Hi Sandipan,
Saw the pics. That is one nice car! Noticed that the color is one that was available on the old zen, and was one of the most popular colors - it was called bottle green then, I guess.
The power and torque Internal combustion engines (both petrol and diesel) produce is not constant over the RPM range, but increases initially with the engine speed, and reaches a maximum at a design dependent RPM. Normally these points are above our common engine RPMs during city driving.
Car owners manual generally specifies the shift points for good acceleration and fuel efficiency - if your car has a tachometer, you are able to correlate these shift points to a lower and an upper limit to the engine RPM. Then it is easier to keep the engine in the band where power delivery is optimal - hit lower RPM limit - shift to lower gear, hit upper RPM limit - change to higher gear.

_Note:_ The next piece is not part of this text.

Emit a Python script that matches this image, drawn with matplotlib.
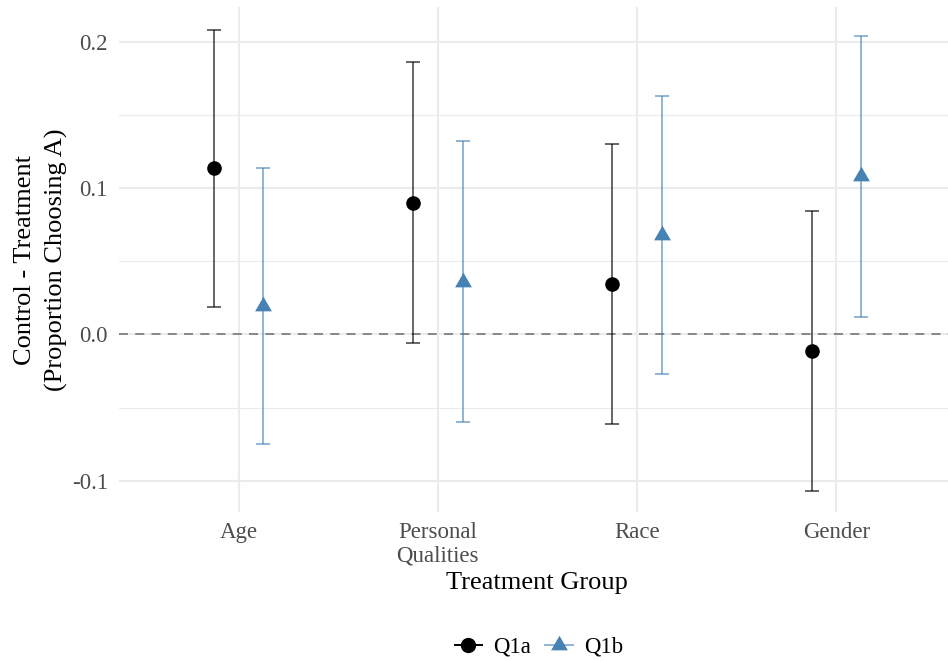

In the absence of a Tacho, one has to keep shift points in mind always, and then gauge one's state with respect to these shift points. If you are in a lower gear than recommended at the speed, engine RPM will be on the higher side, power delivery will be good, but you will soon hit a limit as far as car speed is concerned. Similarly if you are in a higher gear than recommended at the speed, your RPM will be lower, and you are in the danger of lugging the engine (strange knocking sounds when operating to near stalling engine speed). This is not good for engine's health.
So tacho frees you from making one extra conversion to arrive at the engine status. But you can, by practice, habituate yourself to the speedo/gear combination, and arrive at the same status.